We do not imagine, for instance, that members of the SEA Games organizers sitting down one day and deciding to forgo 50 classrooms in favor of the torch lighting tower.

The budget for the SEA Games, after all, was a lump sum in the 2019 national budget, so the decision to build a torch tower in favor of 50 classrooms had already been made by Congress, when it approved the allocation for this year’s regional sports event.

Speaker Alan Peter Cayetano, who chairs the Philippine Southeast Asian Games Organizing Committee, notes that the cauldron, designed by national artist for architecture Bobby Mañosa, is not just a large casserole, but a towering structure that would keep the SEA Games’ symbolic flame burning for 11 days.
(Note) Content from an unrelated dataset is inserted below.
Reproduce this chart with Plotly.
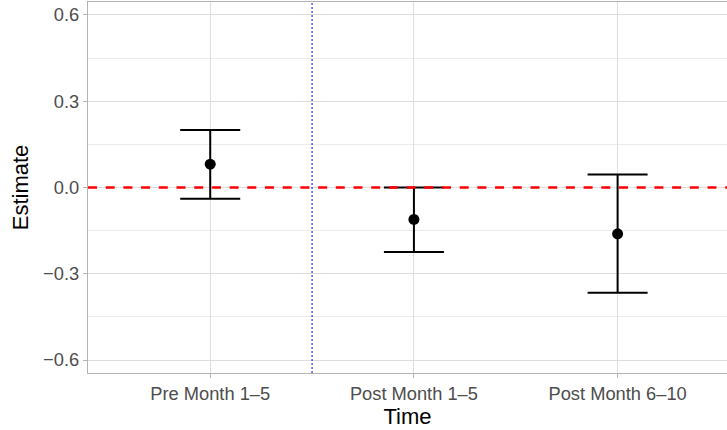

The cauldron itself amounts to P7 million, but an P18-million mechanism is required to keep the flame lit for about 264 straight hours, he said, and another P17 million is allocated for development of the monument’s site at the New Clark City Athletics Stadium. The government will need another P5 million to keep the flame burning for 11 days, he added.

Seen from this perspective, the cauldron may be expensive, but not unreasonable. Certainly, we cannot put a price tag on our national pride.

After all, it is not every year that the country hosts the prestigious biennial multi-sport event involving participants from the current 11 countries of Southeast Asia. The last time it did was in 2005, and before that in 1991.

Besides, all these expenses can be audited after the games are over, and the responsible officials may be made to answer for any anomalies found. In the meantime, equating the SEA Games torch to a P50-million kaldero that cost us 50 classrooms—that’s just taking cheap pot shots at an easy target.